To prepare for value-based payment, you first focused on a small measurement and analysis project, your hypertension quality improvement program (step 2), and you chose measures that will demonstrate value (step 3). Since you will be using health data that are already reported out for UDS (percent of patients with hypertension with blood pressure levels under control), your next steps are to fill in gaps in patient experience and cost by collecting new patient experience data and approach your health center’s health plans to begin getting total cost of care data.

For patient experience, you have decided to collect new data by implementing a new survey targeting only the hypertension quality improvement program patients. Now, you work with your clinical staff to decide on measures that will not be overly burdensome to collect across the nine clinic sites in your health center organization. To capture patient experience, the team decides to ask patients one survey question at the end of their visit: “How satisfied are you with the care you received today?” Patients can respond that they are not at all satisfied, somewhat satisfied, or very satisfied. You give patients a slip of paper at the end of their visit with this question and the scale to answer anonymously. Patients drop the slip of paper in a box at the end of their visit. Patients seem happy to do this and since your clinical staff tallies the scores every other week, they do not feel overwhelmed.
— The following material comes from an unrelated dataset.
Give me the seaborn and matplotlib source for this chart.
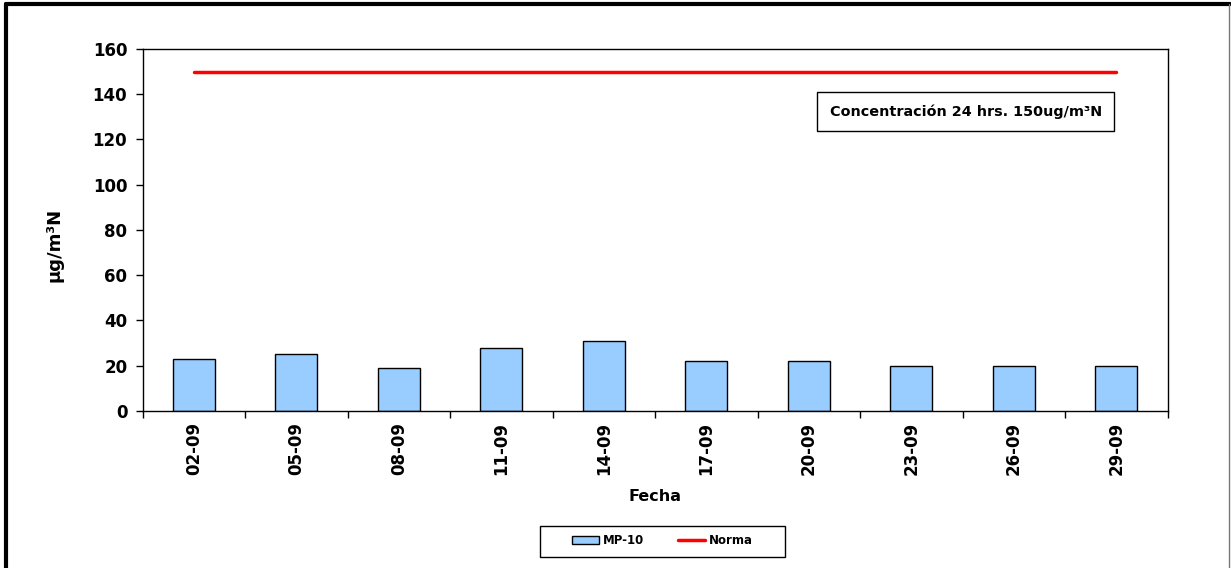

For cost, you have decided to use the ambulatory sensitive hospital admission rate among program participants to fill the data gap in the short term. In the long term, in order to measure cost for this and other value-based quality improvement initiatives, you identify contacts at health plans your health center works with to obtain total cost of care data for your health center’s patients. After setting up business associate agreements to protect data confidentiality, you will give the health plans the names, dates of birth, and social security numbers of patients who seek care at the nine clinic sites within your health center organization. The health plans will identify the patients’ claims, and will provide you with patients’ total expenditures for a time period you both agree on.

In the next step, you will work on data visuals to assess value.

See what your colleagues are doing

Here are innovative ways that community health centers are filling gaps in patient experience and cost data.

Patient experience

While Northeast Valley Health Corporation (NEVHC) uses a Consumer Assessment of Healthcare Providers and Systems (CAHPS) survey that allows for benchmarking with other community health centers, NEVCHC also uses other tools to measure patient experience.

One of these is a POM (Pulse One Minute) survey that consists of just two questions:

  • Thinking about your overall experience during today’s visit at this health center, including your provider, care team, clerks and receptionists, what worked and what can be improved?
  • Using any number between 0 to 10, where 0 is the worst possible experience and 10 is the best possible experience, what number would you use to rate today’s experience?

NEVHC fielded the survey three times in one year and then made changes to services based on survey results.

West County Health Centers used CAHPS surveys intermittently for years but ultimately created its own 35-question, paper-based patient satisfaction survey, along with other tools, to measure patient experience.

West County Health Centers also piloted an iPad-based survey called Ticket. Ticket is visually appealing and provides an electronic platform that is more engaging to patients than traditional paper-based surveys. Further, it eases data collection burden because staff no longer need to manually enter paper-based survey data into an electronic format.